Y una cosa te digo– le espetó la niña a su padre todavía con la boca llena de torrija –yo voy a ser ingeniera, que lo sepas-; Ramón movió afirmativamente la cabeza conteniendo una sonrisa –pues me parece estupendo– le dijo –voy a ser el padre más orgulloso del barrio-. Martina saltó de su silla de un solo brinco -¡ja!- se quejó –también decías que ibas a ser el padre más orgulloso del barrio cuando yo decía que quería ser médico y también cuando decía que quería ser astronauta-.

Eso es– respondió él tranquilo, mirando a la niña a los ojos –yo voy a estar muy orgulloso de ti hagas lo que hagas porque estoy seguro de que lo harás muy bien pero… una cosa… dices que vas a ser ingeniera pero ¿ingeniera de qué? quiero decir… ¿qué quieres hacer realmente?-. Martina se sentó de nuevo y comió un poco de helado mientras pensaba su respuesta –no lo sé– dijo muy resuelta –pero tengo que ser ingeniera o científica porque ahí todavía los hombres no queréis a las mujeres, nos decís que tenemos que ser enfermeras o profesoras y mira no, hay que ser lo que se quiera-.

Me parece muy bien– dijo Ramón –¿y eso es lo que tú quieres? ¿ser ingeniera o científica?-; -sí-, respondió la niña muy resuelta; -¿estás segura?- insistió Ramón -¡pues claro! ¿por qué me lo preguntas otra vez?-; -verás- le respondió él –no recuerdo que nadie te animara a ser médico ni astronauta cuando decías que querías ser médico o astronauta así que de verdad me creí que eso era lo que querías ser aunque sabía que eras pequeña y podías cambiar de opinión pero ahora sí me parece que alguien te está diciendo lo que debes querer ser y por eso no estoy seguro de que eso sea lo que realmente quieres-.

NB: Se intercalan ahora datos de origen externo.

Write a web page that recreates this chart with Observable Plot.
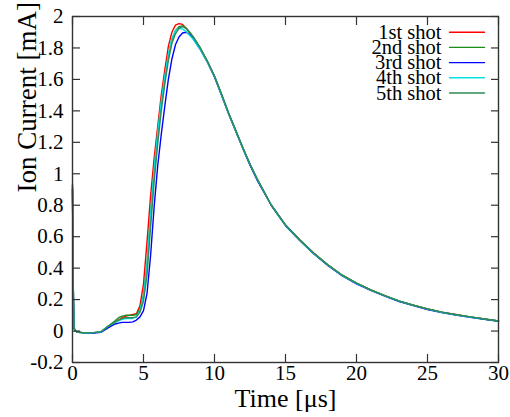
<!DOCTYPE html>
<html><head><meta charset="utf-8">
<script src="https://cdn.jsdelivr.net/npm/d3@7"></script>
<script src="https://cdn.jsdelivr.net/npm/@observablehq/plot@0.6"></script>
<style>html,body{margin:0;padding:0;background:#fff} svg{display:block} svg text{font-family:"Liberation Serif", serif}</style>
</head><body><div id="chart"></div>
<script>
const times = [0,0.05,0.1,0.2,0.4,0.7,1.0,1.5,2.0,2.5,3.0,3.25,3.5,3.75,4.0,4.25,4.5,4.75,5.0,5.25,5.5,5.75,6.0,6.25,6.5,6.75,7.0,7.25,7.5,7.75,8.0,8.25,8.5,9.0,9.5,10,10.5,11,11.5,12,12.5,13,14,15,16,17,18,19,20,21,22,23,24,25,26,27,28,29,30];

const shot1 = [0.90,0.30,0.02,0.0,-0.008,-0.01,-0.012,-0.01,-0.005,0.025,0.055,0.07,0.085,0.095,0.10,0.105,0.11,0.16,0.30,0.57,0.86,1.10,1.30,1.50,1.66,1.81,1.90,1.945,1.955,1.95,1.925,1.895,1.865,1.795,1.715,1.62,1.50,1.38,1.27,1.16,1.06,0.965,0.80,0.675,0.58,0.495,0.42,0.355,0.305,0.262,0.225,0.19,0.165,0.14,0.12,0.105,0.09,0.077,0.064];
const shot2 = [0.92,0.31,0.02,0.0,-0.008,-0.01,-0.012,-0.01,-0.005,0.03,0.065,0.085,0.095,0.10,0.10,0.10,0.105,0.14,0.23,0.43,0.74,1.02,1.25,1.45,1.61,1.75,1.85,1.91,1.935,1.94,1.925,1.90,1.87,1.80,1.715,1.62,1.505,1.385,1.275,1.165,1.06,0.97,0.80,0.675,0.58,0.495,0.42,0.355,0.305,0.262,0.225,0.191,0.165,0.14,0.12,0.104,0.09,0.077,0.064];
const shot3 = [0.90,0.30,0.02,0.0,-0.008,-0.01,-0.012,-0.012,-0.008,0.02,0.045,0.05,0.055,0.055,0.055,0.058,0.07,0.09,0.13,0.24,0.48,0.79,1.05,1.25,1.43,1.60,1.73,1.82,1.87,1.895,1.90,1.885,1.86,1.79,1.71,1.615,1.50,1.38,1.27,1.16,1.055,0.96,0.80,0.67,0.575,0.49,0.415,0.35,0.30,0.258,0.222,0.188,0.162,0.137,0.118,0.102,0.088,0.075,0.062];
const shot4 = [0.94,0.32,0.025,0.0,-0.008,-0.01,-0.012,-0.01,-0.005,0.03,0.055,0.065,0.075,0.08,0.08,0.08,0.09,0.13,0.22,0.42,0.74,1.03,1.26,1.46,1.62,1.76,1.86,1.91,1.925,1.92,1.905,1.88,1.855,1.79,1.71,1.62,1.50,1.38,1.27,1.16,1.06,0.965,0.80,0.672,0.578,0.492,0.418,0.352,0.303,0.26,0.224,0.19,0.163,0.139,0.119,0.103,0.089,0.076,0.063];
const shot5 = [0.93,0.32,0.025,0.0,-0.008,-0.01,-0.012,-0.01,-0.005,0.03,0.06,0.07,0.08,0.085,0.085,0.085,0.09,0.12,0.19,0.36,0.66,0.95,1.19,1.40,1.57,1.72,1.83,1.89,1.925,1.935,1.925,1.90,1.87,1.80,1.715,1.62,1.505,1.385,1.275,1.165,1.06,0.968,0.80,0.674,0.579,0.494,0.419,0.354,0.304,0.261,0.224,0.19,0.164,0.14,0.12,0.104,0.09,0.077,0.064];

const seriesNames = ["1st shot","2nd shot","3rd shot","4th shot","5th shot"];
const seriesValues = [shot1, shot2, shot3, shot4, shot5];
const seriesColors = ["#ff0000","#1a8c1a","#0000ff","#00e0e0","#2e8b57"];
const xTicks = [0,5,10,15,20,25,30];
const yTicks = [-0.2,0,0.2,0.4,0.6,0.8,1,1.2,1.4,1.6,1.8,2];
const xTitle = "Time [μs]";
const yTitle = "Ion Current [mA]";

const rows = [];
seriesNames.forEach((name, i) => {
  times.forEach((t, j) => rows.push({series: name, t, v: seriesValues[i][j]}));
});

const font = "Liberation Serif, serif";
const axisColor = "#333";
const lineShape = {draw(context, l) { context.moveTo(0, 0); context.lineTo(0, -l); }};

const legendMarks = seriesNames.flatMap((name, i) => [
  Plot.text([name], {text: d => d, frameAnchor: "top-right", dx: -57, dy: 15.7 + 15.2 * i,
    textAnchor: "end", lineAnchor: "middle", fontSize: 20.5, fill: "#000", fontFamily: font}),
  Plot.vector([name], {frameAnchor: "top-right", dx: -49, dy: 15.7 + 15.2 * i, rotate: 90,
    length: 35, anchor: "start", stroke: seriesColors[i], strokeWidth: 1.4, shape: lineShape})
]);

const chart = Plot.plot({
  width: 510, height: 417,
  marginLeft: 72, marginRight: 12, marginTop: 16, marginBottom: 55,
  style: {fontFamily: font, fontSize: "20px", background: "#fff", color: "#000"},
  x: {domain: [0, 30], label: null},
  y: {domain: [-0.2, 2], label: null},
  color: {domain: seriesNames, range: seriesColors},
  marks: [
    Plot.line(rows, {x: "t", y: "v", z: "series", stroke: "series", strokeWidth: 1.4}),
    Plot.axisX(xTicks, {anchor: "bottom", tickSize: -8, text: null, stroke: axisColor, strokeWidth: 1.2}),
    Plot.axisX(xTicks, {anchor: "top", tickSize: -8, text: null, stroke: axisColor, strokeWidth: 1.2}),
    Plot.axisY(yTicks, {anchor: "left", tickSize: -8, text: null, stroke: axisColor, strokeWidth: 1.2}),
    Plot.axisY(yTicks, {anchor: "right", tickSize: -8, text: null, stroke: axisColor, strokeWidth: 1.2}),
    Plot.axisX(xTicks, {anchor: "bottom", tickSize: 0, tickPadding: 3, fontSize: 21, fill: "#000",
      fontFamily: font, tickFormat: d => String(d), label: null}),
    Plot.axisY(yTicks, {anchor: "left", tickSize: 0, tickPadding: 9, fontSize: 21, fill: "#000",
      fontFamily: font, tickFormat: d => String(+d.toFixed(1)), label: null}),
    Plot.frame({stroke: axisColor, strokeWidth: 1.4}),
    Plot.text([xTitle], {text: d => d, frameAnchor: "bottom", dy: 36.5, lineAnchor: "middle",
      fontSize: 26, fill: "#000", fontFamily: font}),
    Plot.text([yTitle], {text: d => d, frameAnchor: "left", dx: -45, dy: 3, rotate: -90, lineAnchor: "middle",
      fontSize: 27, fill: "#000", fontFamily: font}),
    ...legendMarks
  ]
});
document.getElementById("chart").appendChild(chart);
</script>
</body></html>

Martina miró a su padre como si acabara de plantearle un complejo problema científico –¡sólo es una niña Ramón!– exclamó su madre –eso– añadió Martina –sólo soy una niña ¿puedo irme a jugar fuera?– A Ramón apenas le dio tiempo a responder cuando la pequeña caminaba ya con su paso cansado hacia el jardín.

¿Tú recuerdas haber tenido a su edad preocupaciones parecidas al cambio climático o la violencia contra las mujeres o la discriminación?– Le preguntó Ramón a su mujer una vez Martina estaba ya en el jardín –no– respondió ella –pero eran otros tiempos-; él apuró el café antes de encogerse de hombros y añadir serían otros tiempos… pero los niños eran solo niños entonces y son solo niños ahora… o así debería ser-.